Issues Before the Court
The sole question framed for the Supreme Court was whether Mr. Mackenzie, as manager, exercised ultimate control over the Digha factory and therefore qualified as the “occupier” within the meaning of Section 2(n) of the Factories Act, 1948. The determination of the occupier is pivotal because the statutory requirement that the licence renewal be signed by the occupier is mandatory, and non‑compliance can render the renewal application invalid, potentially exposing the factory to criminal liability for operating without a valid licence.
Reasoning and Legal Principles
The Court began by reaffirming the statutory construction of the term “occupier” in Section 2(n). The provision defines the occupier as the person who has ultimate control of the factory’s affairs. When the affairs are delegated to a managing agent, the managing agent is deemed the occupier.
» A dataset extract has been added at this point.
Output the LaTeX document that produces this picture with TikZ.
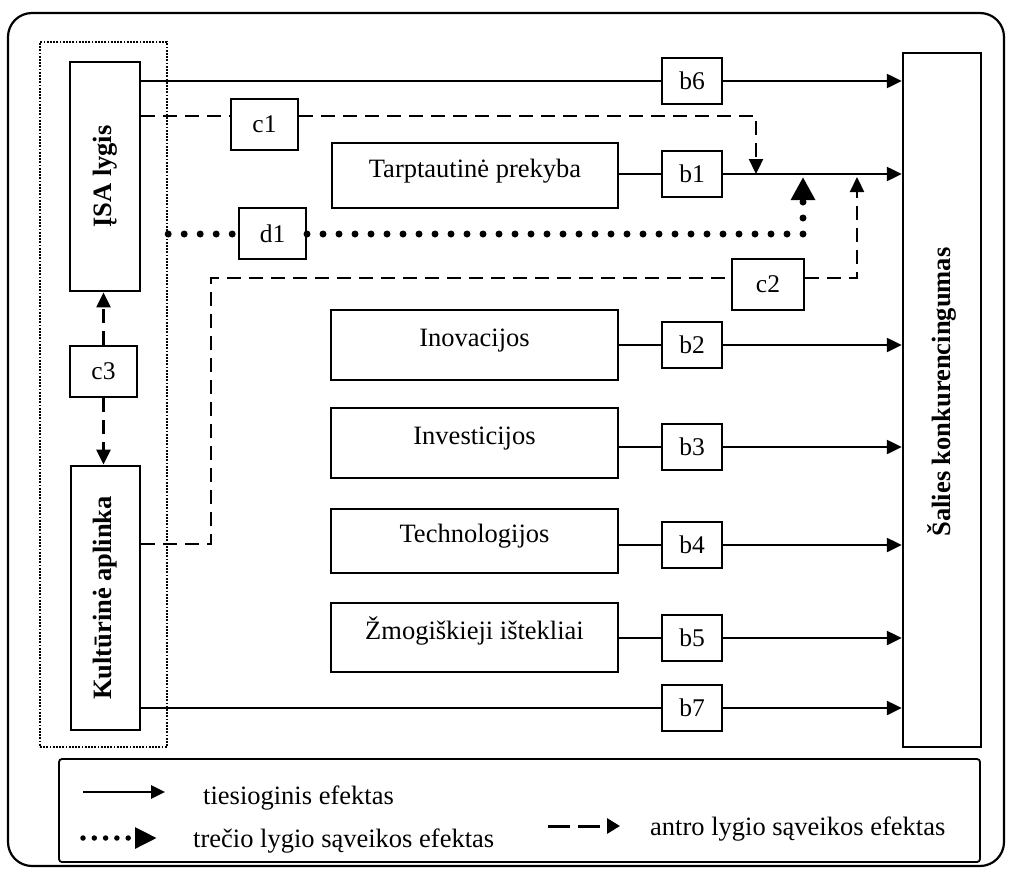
\documentclass[tikz,border=0pt]{standalone}
\usepackage{fontspec}
\setmainfont{Liberation Serif}
\usetikzlibrary{arrows.meta}
\begin{document}
\begin{tikzpicture}[x=1pt,y=-1pt,
  box/.style={draw,line width=2.8pt,inner sep=0pt},
  hbox/.style={box,font=\fontsize{26.5pt}{30pt}\selectfont,text height=18pt,text depth=14.4pt},
  lab/.style={draw,line width=2pt,inner sep=0pt,minimum width=60pt,minimum height=46pt,font=\fontsize{25.5pt}{28pt}\selectfont},
  clab/.style={lab,minimum width=67pt,minimum height=51pt},
  grpbox/.style={draw,line width=2.4pt,dash pattern=on 1.8pt off 1.4pt,inner sep=0pt},
  sline/.style={line width=2.3pt},
  arr/.style={-{Triangle[length=15pt,width=14pt]}},
  dline/.style={line width=2.3pt,dash pattern=on 14pt off 8pt},
  dotline/.style={line width=7pt,line cap=round,dash pattern=on 0pt off 16pt},
  legtext/.style={font=\fontsize{26.5pt}{30pt}\selectfont,anchor=base west,inner sep=0pt}
]
\useasboundingbox (0,0) rectangle (1009,868);
% outer frame
\draw[line width=2.2pt,rounded corners=24pt] (8,13) rectangle (1004,866);

% group and left boxes
\node[grpbox,minimum width=127pt,minimum height=705pt] (grp) at (103.5,394.5) {};
\node[box,minimum width=70pt,minimum height=229pt] (isa) at (105,176.5)
  {\rotatebox{90}{\fontsize{26.5pt}{30pt}\selectfont\bfseries ĮSA lygis}};
\node[box,minimum width=69pt,minimum height=264pt] (kult) at (105.5,598)
  {\rotatebox{90}{\fontsize{26.5pt}{30pt}\selectfont\bfseries Kultūrinė aplinka}};
\node[clab] (c3) at (103.5,371.5) {c3};

% middle boxes
\node[hbox,minimum width=286pt,minimum height=65pt] (trade) at (475,175.5) {Tarptautinė prekyba};
\node[hbox,minimum width=287pt,minimum height=70pt] (inov) at (474.5,345) {Inovacijos};
\node[hbox,minimum width=287pt,minimum height=70pt] (inv) at (474.5,443) {Investicijos};
\node[hbox,minimum width=287pt,minimum height=64pt] (tech) at (474.5,541) {Technologijos};
\node[hbox,minimum width=287pt,minimum height=69pt] (human) at (474.5,637.5) {Žmogiškieji ištekliai};

% target box
\node[box,line width=2.4pt,minimum width=78pt,minimum height=694pt] (sal) at (942,400)
  {\rotatebox{90}{\fontsize{26.5pt}{30pt}\selectfont\bfseries\hspace{16pt}Šalies konkurencingumas}};

% coefficient boxes
\node[lab] (b6) at (692,81) {b6};
\node[lab] (b1) at (692,174) {b1};
\node[lab] (b2) at (692,345) {b2};
\node[lab] (b3) at (692,447) {b3};
\node[lab] (b4) at (692,545) {b4};
\node[lab] (b5) at (692,638) {b5};
\node[lab] (b7) at (692,708) {b7};
\node[clab] (c1) at (264.5,124.5) {c1};
\node[clab] (d1) at (272.5,233.5) {d1};
\node[clab,minimum width=72pt] (c2) at (768,284.5) {c2};

% direct effects
\draw[sline] (isa.east |- b6.west) -- (b6.west);
\draw[sline,arr] (b6.east) -- (sal.west |- b6.east);
\draw[sline] (trade.east |- b1.west) -- (b1.west);
\draw[sline,arr] (b1.east) -- (sal.west |- b1.east);
\draw[sline] (inov.east |- b2.west) -- (b2.west);
\draw[sline,arr] (b2.east) -- (sal.west |- b2.east);
\draw[sline] (inv.east |- b3.west) -- (b3.west);
\draw[sline,arr] (b3.east) -- (sal.west |- b3.east);
\draw[sline] (tech.east |- b4.west) -- (b4.west);
\draw[sline,arr] (b4.east) -- (sal.west |- b4.east);
\draw[sline] (human.east |- b5.west) -- (b5.west);
\draw[sline,arr] (b5.east) -- (sal.west |- b5.east);
\draw[sline] (kult.east |- b7.west) -- (b7.west);
\draw[sline,arr] (b7.east) -- (sal.west |- b7.east);

% c1
\coordinate (c1y) at (756,116);
\draw[dline] (isa.east |- c1y) -- (c1.west |- c1y);
\draw[dline,arr] (c1.east |- c1y) -- (c1y) -- (c1y |- b1.east);

% c2
\coordinate (k1) at (211,544);
\coordinate (k2) at (211,278);
\coordinate (k3) at (857,278);
\coordinate (k4) at (857,177);
\draw[dline] (kult.east |- k1) -- (k1) -- (k2) -- (c2.west |- k2);
\draw[dline,arr] (c2.east |- k2) -- (k3) -- (k4);

% c3
\draw[dline,arr] (c3.north) -- (c3.north |- isa.south);
\draw[dline,arr] (c3.south) -- (c3.south |- kult.north);

% d1
\coordinate (d1c) at (803,234);
\coordinate (d1t) at (803,177);
\draw[dotline] (grp.east |- d1c) -- (d1.west |- d1c);
\draw[dotline,-{Triangle[length=23pt,width=23pt]}] (d1.east |- d1c) -- (d1c) -- (d1t);

% legend
\node[draw,line width=1.8pt,rounded corners=3pt,minimum width=921pt,minimum height=103pt] (leg) at (519.5,810.5) {};
\coordinate (l1a) at (83,792);
\coordinate (l1b) at (165,792);
\draw[line width=2.8pt,-{Triangle[length=14pt,width=13pt]}] (l1a) -- (l1b);
\node[legtext] (t1) at (203,804) {tiesioginis efektas};
\coordinate (l2a) at (83,838);
\coordinate (l2b) at (157,838);
\draw[line width=5.5pt,line cap=round,dash pattern=on 0pt off 11.3pt,-{Triangle[length=22pt,width=20pt]}] (l2a) -- (l2b);
\node[legtext] (t2) at (193,847) {trečio lygio sąveikos efektas};
\coordinate (l3a) at (548,826);
\coordinate (l3b) at (620,826);
\draw[line width=3pt,dash pattern=on 22pt off 8pt,-{Triangle[length=13pt,width=15pt]}] (l3a) -- (l3b);
\node[legtext] (t3) at (650,835) {antro lygio sąveikos efektas};
\end{tikzpicture}
\end{document}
The Court emphasized that “occupier” must not be conflated with “owner”; however, in the absence of a clear delegation of control, the default position is that ultimate control resides with the owner or, in the case of a corporate entity, with its directors or shareholders.
Section 100 of the Factories Act further clarifies the identification of the occupier, stating that where a factory is managed by a managing agency, the managing agents are to be treated as occupiers. The Court noted that the statutory language is unambiguous and that any departure from the plain meaning must be supported by cogent evidence showing a transfer of control.
The Court observed that the burden of proof lay with the petitioners to demonstrate that the company had expressly transferred ultimate control of the Digha factory to Mr. Mackenzie. The record showed that the Chief Inspector had specifically asked whether any managing agents had been appointed and whether Mackenzie was a director of the company. The reply from Chatterjee failed to answer either query, and no corporate resolution, deed, or other documentary evidence was produced to substantiate the claim of transferred control.
In the absence of such evidence, the Court held that the Chief Inspector was justified in refusing to accept the licence renewal application signed solely by the manager. The Court stressed that the statutory requirement is not a mere formality; it is a safeguard designed to ensure that the person legally responsible for compliance with health, safety, and welfare provisions under the Factories Act is clearly identified. Allowing a manager to sign without proof of ultimate control would undermine the legislative intent of Sections 2(n) and 100.
Consequently, the Supreme Court affirmed the High Court’s decision, holding that the petitioners had not discharged the evidentiary burden required to establish Mr. Mackenzie as the occupier. The Court further noted that the procedural requirement of a correctly signed licence renewal is a prerequisite for lawful operation, and non‑compliance may attract criminal sanctions under the Factories Act for contravention of licence provisions.
Practical Significance for Criminal Litigation
The judgment, while rooted in an administrative licensing dispute, carries important ramifications for criminal proceedings under the Factories Act. First, it underscores that the definition of “occupier” is a question of fact that must be established by clear documentary evidence. In criminal prosecutions for offences such as illegal operation of a factory without a licence, the prosecution will rely on the occupier’s identity to attribute liability. The Supreme Court’s insistence on documentary proof means that defence counsel must be prepared to produce board resolutions, delegation letters, or other instruments that demonstrably transfer control.
Second, the decision clarifies that the mere functional role of a manager does not automatically confer occupier status. Criminal liability for offences under the Factories Act, including failure to maintain safety standards or to obtain a licence, attaches to the occupier as defined by statute. Therefore, individuals who are merely employees or managers cannot be held criminally liable as occupiers unless the statutory criteria are satisfied.
Third, the ruling highlights the procedural safeguards embedded in the licensing regime. The requirement that the occupier sign the renewal application is not a perfunctory step; it is a statutory condition precedent. Failure to comply can render the licence invalid, exposing the factory to criminal prosecution for operating without a licence, which is punishable under Section 108 of the Factories Act. Practitioners must ensure strict compliance with the signing requirement to avoid inadvertent criminal exposure.
Finally, the judgment serves as a precedent for interpreting statutory terms in a purposive manner. Courts will look beyond the literal label of “owner” or “manager” and examine the actual control structure of the enterprise. In criminal cases where the identity of the occupier is contested, the evidentiary standard articulated in this case will guide the adjudication.
In sum, the Supreme Court’s analysis provides a clear framework for establishing occupier status, reinforces the procedural rigour required for licence renewal, and delineates the nexus between administrative compliance and criminal liability under the Factories Act. Legal practitioners handling criminal matters related to factories must give meticulous attention to the evidentiary requirements set out in this judgment to safeguard clients against potential prosecution.